The exact mechanisms underlying the excess measles incidence rates in young males found in the current study are not clear and are likely to be multi-factorial. This study cannot address the mechanisms. However, it is possible to speculate on some possibilities. These include exposure differences, response to vaccines, genetic and hormonal factors. In infants and early childhood, it is unlikely that the sex differences in incidence rates are due to differences in exposure. At older ages, since females are generally over-represented as caregivers for sick children in healthcare or day-care facilites, one might expect higher incidence rates in the older age groups. This was not observed in the current study, except in the age group 45–64. Prior to the introduction of immunization in the late 1950’s, almost all children acquired measles, so measles in adults was uncommon. Measles in adults who have been immunized may be due to waning of immunity over time. While the measles vaccine is highly effective in preventing disease, gender differences have been found in response to measles vaccines. A study of children and adults in Spain found that females develop significantly higher measles IgG titers following vaccination in compare to age-matched males [40]. There is evidence of a weaker antibody response to measles vaccine in boys [41] and a higher humoral antibody response to live measles vaccine in females has been observed in young adults [42]. There also appears to be less waning in immunity to measles vaccine in females [43]. Thus, even after immunization, males may be more susceptible to measles than females.
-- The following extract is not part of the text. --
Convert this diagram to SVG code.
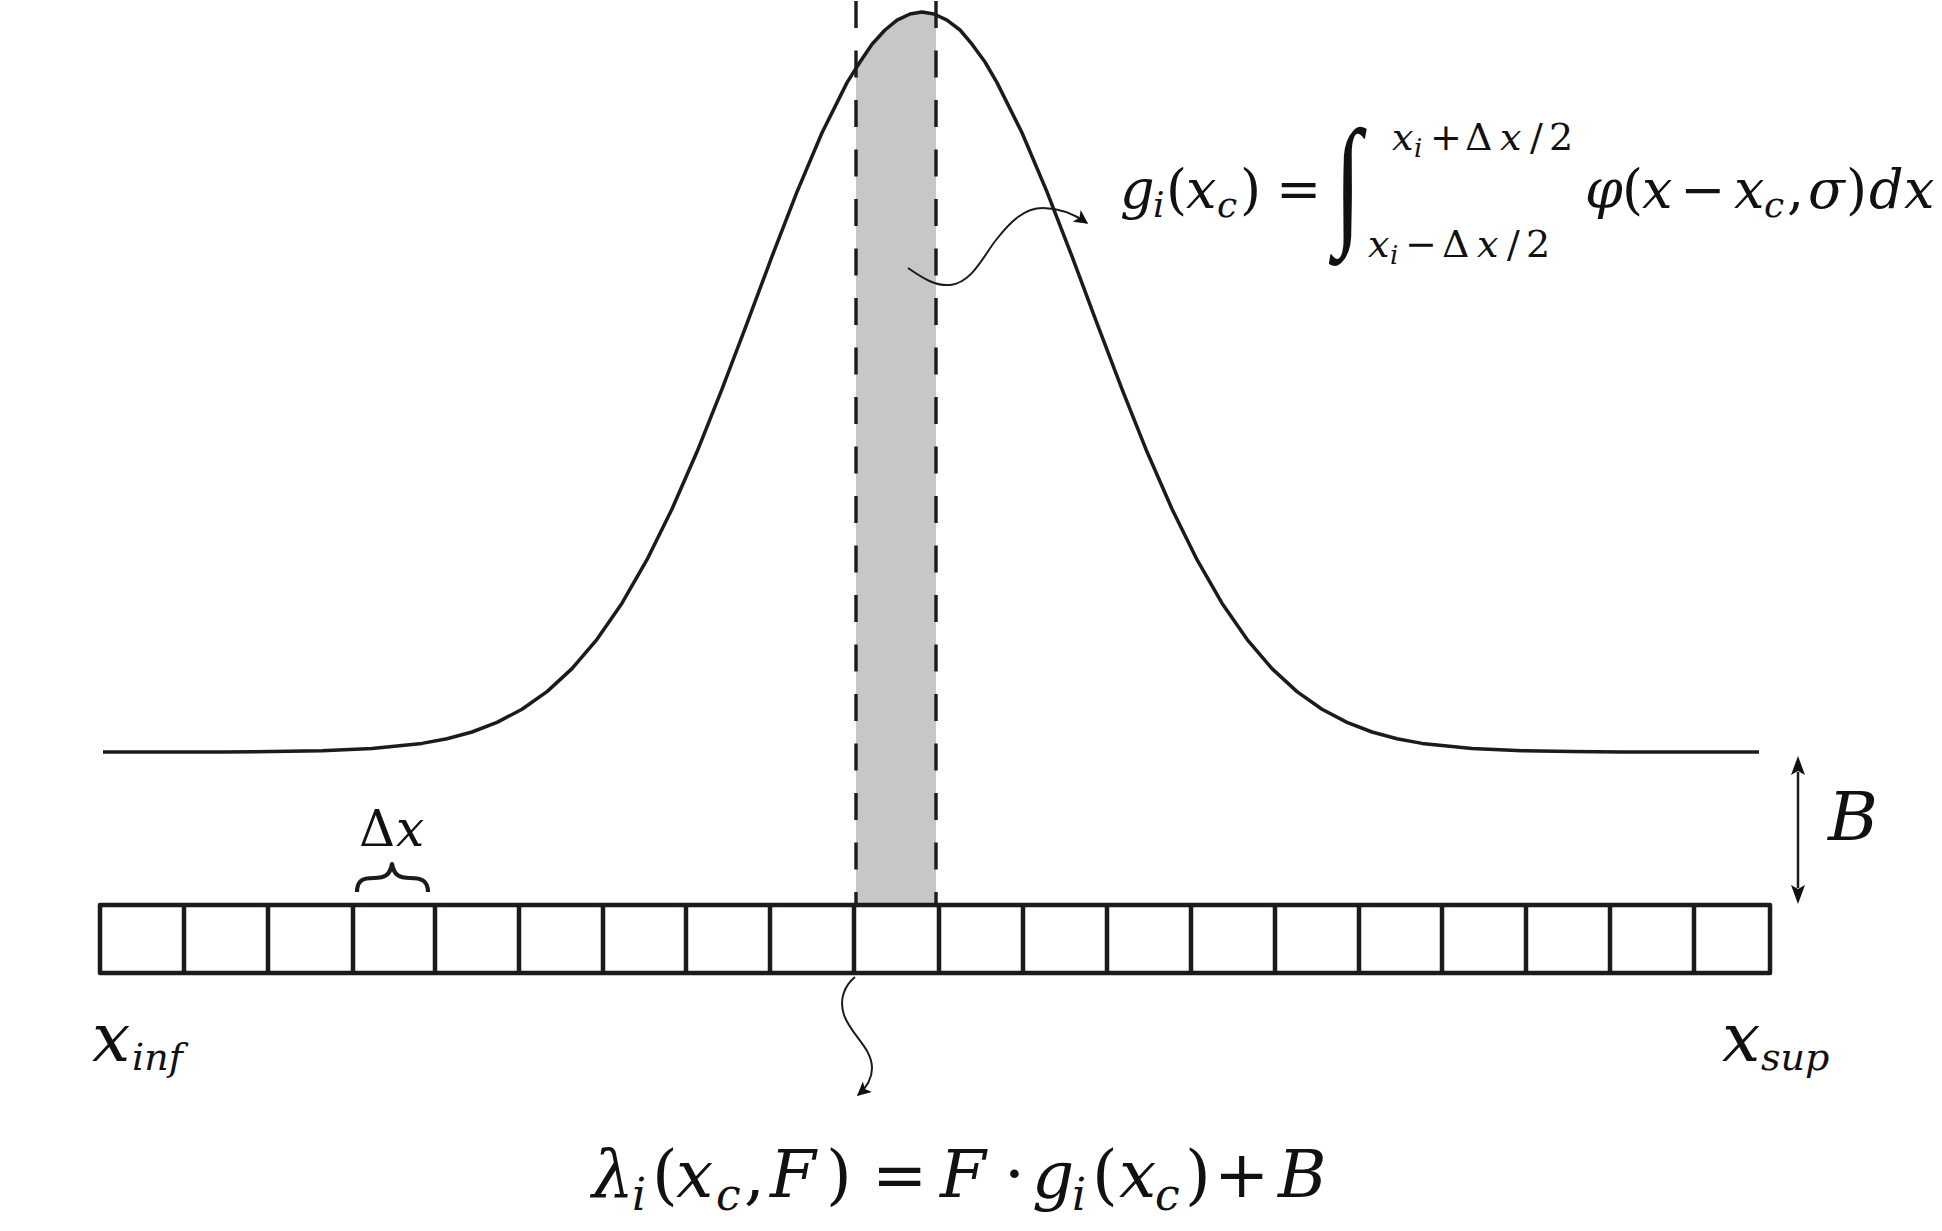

Sex differences in measles incidence rates may be related to the imbalance in the expression of genes encoded on the X and Y-chromosomes of a host. The phenomenon of X chromosome inheritance and expression is a cause of immune disadvantage of males and the enhanced survival of females following immunological challenges [44]. The possible role of sex hormones remains largely unknown. Changes in male-to-female morbidity ratios with age may reflect differences between the sexes in immune and endocrine systems [45].

Estrogen may modulate cytokine production in vivo and contribute to sex-related differences in immune responses [46, 47]. Both, CD8+ and CD4+ T cells, which play significant roles during the rash phase of measles, express estrogen receptors (ERa and ERb) and are estrogen sensitive [48]. The surge in sex hormone levels in infancy that mimics sex steroid levels at puberty (‘minipuberty’) could affect immune cells differently in boys and girls and influence maturation of the immune system [49]. This transient rise in sex steroid levels may also impact on immune cells differently between boys and girls at later ages [50] and could play a role in the observed excess in incidence rates in males.

Conclusions

This study provides stable estimates of the magnitude of the excess male incidence rates in measles in most age groups, particularly in infants and children. Despite the generally high clinical to sub-clinical ratio, which may mask subtle sex differences in the incidence of clinical disease, the excess in young males is remarkably stable over a number of countries and for a period of around 20 years. A better understanding of the gender differences in disease incidence can help to elucidate genetic and hormonal determinants of measles infection and should be taken into account in the tailoring of vaccine doses and schedules.